Page 2 of 2

Re: optimisation - tools (2019)

PostPosted: Tue Jun 11, 2019 3:05 pm
by trogluddite
@tulamide
Thanks for pointing that out - I'm curious to do a few experiments of my own now. I must admit I was merely parroting "gospel" from the old SM days that I don't recall having ever tested empirically.

payaDSP wrote:AH ZX spectrum

You're making me nostalgic now! :lol:
My first serious electronic/computer music project was an audio sampling system for my Memotech MTX512 (also a Z80 machine). It was embarrassingly crude by today's standards - a DIY peripheral with 8-bit A/D and D/A converters and some basic audio amps, and assembly code where I had to use no-op instructions to make sure that every signal path was the same length to keep the sample timing stable. I've no idea what my top sampling rate was, but I bet not much more than a couple of kHz, and only enough memory for a second or two of sampling time. I've been playing little musical riffs using the sound of myself burping ever since! :lol:

Re: optimisation - tools (2019)

PostPosted: Tue Jun 11, 2019 6:26 pm
by payaDSP
Hi
little new test :
i keep simplex stock inversor (VCA x -1)
i made 6 nested modules, and 12 nested modules
and again 12 x linear modules.
testing with 100 test/sec, only this module active, no other app running (W7 pro)
I think there is a problem in measuring:
at start (nested in A, linear in B): A is faster #10% (surprising , but this is the aim of the test)
BUT waiting...
gain is decreasing with le number of test, so at test Nb=800 gain is 0.9% (A faster)
at nb test=2000 : gain #0.03%
at nb test=3000: :ugeek: gain#0.2%, BUT THIS IS B WICH IS FASTER NOW !!!
at nb test=5000: B is now faster at 0.3%

what is the way to explain the slow changes of performances ?
it seems there is a problem with tool to evaluate speed.

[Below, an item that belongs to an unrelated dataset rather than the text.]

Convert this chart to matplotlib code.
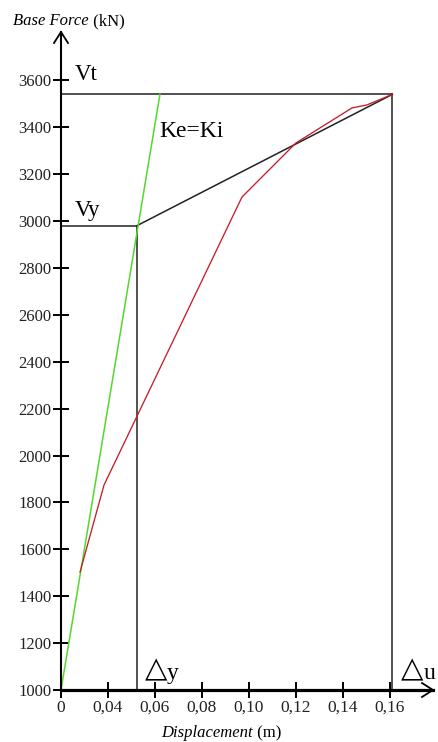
import matplotlib
matplotlib.use("Agg")
import matplotlib.pyplot as plt

# Pushover curve and its idealised bilinear approximation
disp_curve = [0.0281, 0.0383, 0.0970, 0.1200, 0.1438, 0.1502, 0.1610]
force_curve = [1503, 1874, 3102, 3333, 3482, 3495, 3540]

# Idealised values
delta_y = 0.0523
delta_u = 0.1610
V_y = 2980
V_t = 3540

# Initial stiffness line (Ke = Ki)
ke_disp = [0.0200, 0.0621]
ke_force = [1000, 3540]

x_ticks = [0.02, 0.04, 0.06, 0.08, 0.10, 0.12, 0.14, 0.16]
x_tick_labels = ["0", "0,04", "0,06", "0,08", "0,10", "0,12", "0,14", "0,16"]
y_ticks = list(range(1000, 3601, 200))
y_tick_labels = [str(v) for v in y_ticks]

SERIF = ["Liberation Serif", "DejaVu Serif"]
SYM = ["DejaVu Sans"]

W, H = 439, 742
fig = plt.figure(figsize=(W / 100, H / 100), dpi=100)
fig.patch.set_facecolor("white")

ax_l, ax_r, ax_t, ax_b = 61, 433, 32, 690
ax = fig.add_axes([ax_l / W, 1 - ax_b / H, (ax_r - ax_l) / W, (ax_b - ax_t) / H])
ax.set_xlim(0.02, 0.1783)
ax.set_ylim(1000, 3806)
ax.set_facecolor("white")

for s in ("top", "right"):
    ax.spines[s].set_visible(False)
ax.spines["left"].set_linewidth(1.5)
ax.spines["bottom"].set_linewidth(2.3)

# Open arrowheads at the ends of the axes
aw = ax_r - ax_l
ah = ax_b - ax_t
ax.plot([-7 / aw, 0, 7 / aw], [1 - 11 / ah, 1, 1 - 11 / ah], color="black",
        lw=1.3, transform=ax.transAxes, clip_on=False, solid_joinstyle="miter")
ax.plot([1 - 11 / aw, 1, 1 - 11 / aw], [7 / ah, 0, -7 / ah], color="black",
        lw=1.3, transform=ax.transAxes, clip_on=False, solid_joinstyle="miter")

ax.set_xticks(x_ticks)
ax.set_xticklabels(x_tick_labels, family=SERIF, fontsize=12.5)
ax.set_yticks(y_ticks)
ax.set_yticklabels(y_tick_labels, family=SERIF, fontsize=12)
ax.tick_params(axis="both", direction="inout", length=12, width=1.4, colors="black")
ax.tick_params(axis="y", pad=1, labelcolor="#222222")
ax.tick_params(axis="x", pad=1, labelcolor="#222222")

# Bilinear idealisation and construction lines
ax.plot([0.02, delta_u], [V_t, V_t], color="#222222", lw=1.1)
ax.plot([0.02, delta_y], [V_y, V_y], color="#222222", lw=1.1)
ax.plot([delta_y, delta_y], [1000, V_y], color="#222222", lw=1.1)
ax.plot([delta_u, delta_u], [1000, V_t], color="#222222", lw=1.1)
ax.plot([delta_y, delta_u], [V_y, V_t], color="#222222", lw=1.1)

# Stiffness line and capacity curve
ax.plot(ke_disp, ke_force, color="#52d82e", lw=1.1)
ax.plot(disp_curve, force_curve, color="#c41e2a", lw=0.95)

# Annotations
ax.text(0.0258, V_t + 60, "Vt", family=SERIF, fontsize=16.5, va="baseline", ha="left")
ax.text(0.0258, V_y + 40, "Vy", family=SERIF, fontsize=16.5, va="baseline", ha="left")
ax.text(0.0620, 3360, "Ke=Ki", family=SERIF, fontsize=17, va="baseline", ha="left")

tri_y = ax.text(0.0555, 1052, "\u25b3", family=SYM, fontsize=21, va="baseline",
                ha="left", clip_on=False)
ax.annotate("y", xy=(1, 0), xycoords=tri_y, va="bottom", ha="left",
            family=SERIF, fontsize=17, annotation_clip=False)
tri_u = ax.text(0.1648, 1052, "\u25b3", family=SYM, fontsize=21, va="baseline",
                ha="left", clip_on=False)
ax.annotate("u", xy=(1, 0), xycoords=tri_u, va="bottom", ha="left",
            family=SERIF, fontsize=17, annotation_clip=False)

# Axis titles: italic quantity, upright unit
t1 = fig.text(13 / W, 1 - 25 / H, "Base Force", family=SERIF, style="italic",
              fontsize=12, va="baseline", ha="left")
ax.annotate(" (kN)", xy=(1, 0), xycoords=t1, va="bottom", ha="left",
            family=SERIF, fontsize=12, annotation_clip=False)
t2 = fig.text(161 / W, 1 - 737 / H, "Displacement", family=SERIF, style="italic",
              fontsize=12, va="baseline", ha="left")
ax.annotate(" (m)", xy=(1, 0), xycoords=t2, va="bottom", ha="left",
            family=SERIF, fontsize=12, annotation_clip=False)

fig.savefig("out.png", dpi=100, facecolor="white")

please redo test for your own
i have tested 6 nested VS 6 linear and 6 nested *2 VS 12 linear

Re: optimisation - tools (2019)

PostPosted: Tue Jun 11, 2019 7:15 pm
by trogluddite
I imagine that the unpredictability that you're seeing is down to some of the CPU/memory effects that I mentioned in my earlier post. The number of clock cycles it takes to access a variable varies depending on where its value is found. If the required value is in a CPU cache, it's much faster to access than if it needs to be fetched from main memory as part of a new cache line (which most often also purges the old data from an existing cache line). The CPU caches are limited in size and shared by all running threads, so there will be slight variations for each test run which, for all practical purposes, are completely unpredictable. However, there are optimisations sometimes which can increase the chances that values you need will be in the caches (in general, keep data that will be accessed close together in time close together in memory address.)

Such random variations due to the run-time context are one of the reasons that I rarely bother with optimisations that save only fractional CPU percentages these days - they can be wiped out very easily in practice, and should be balanced against the inconvenience of more convoluted code. The days when you could just count the op-codes to work out running times are long gone, I'm afraid.